La chanteuse se fit pédagogue pour présenter chacune des œuvres, de même que ses complices. Le piano attentif de Bengt Forsberg fut par moment remplacé par la guitare, ou reçu le soutient d’une contrebasse ou d’un accordéon, tous joués par l’étonnant Bebe Risenfors, aussi musicien de jazz. Et le chant raffiné du grand violoniste anglais Daniel Hope, qui fut jadis le dernier protégé de Yehudi Menuhin, se mêla à la voix de la cantatrice pour de sublimes duos.


Bengt Forsberg interpréta plusieurs pages instrumentales, notamment tirées d’un recueil de Karel Berman 1938-1945 Réminiscences, sortes de Scènes d’enfant dont les titres seuls suffisent à vous glacer le sang : « Typhus au camp de concentration », « Auschwitz, l’usine à cadavres » ! Et encore le Con molta espressione de la Suite pour piano op. 13 de Pavel Haas. Puis avec Daniel Hope la Sérénade pour violon et piano, délicieusement sentimentale, de Robert Dauber, unique page rescapée d’un musicien qui mourut à vingt-trois ans. D’Erwin Schulhoff, les deux mouvements initiaux des Sonates pour violon seul, et pour violon et piano n°2, comportant chacune d’immenses déplorations, enchainées avec l’émouvante Siciliano de la Quatrième Sonate pour violon et continuo en ut mineur de Bach, afin d’illustrer la dimension consolante de la musique en ces circonstances de tragédie apocalyptique.

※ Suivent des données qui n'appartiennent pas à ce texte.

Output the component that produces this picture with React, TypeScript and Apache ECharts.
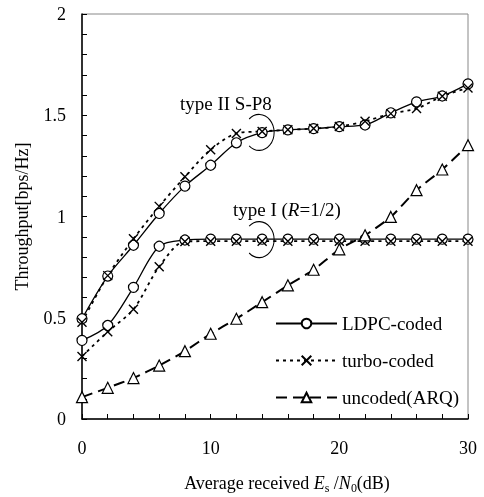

Les plupart des œuvres, surtout celles d’Ullman et Schulhoff, sont tellement belles et expressives qu’on se dit qu’elles devraient figurer au grand répertoire, indépendamment de toute considération commémorative. Mais rendre à nouveau vie et voix à ces musiciens disparus, comme le font Anne Sofie von Otter, Bengt Forsberg et Daniel Hope, est évidemment la plus belle manière qui soit d’exercer un devoir de mémoire.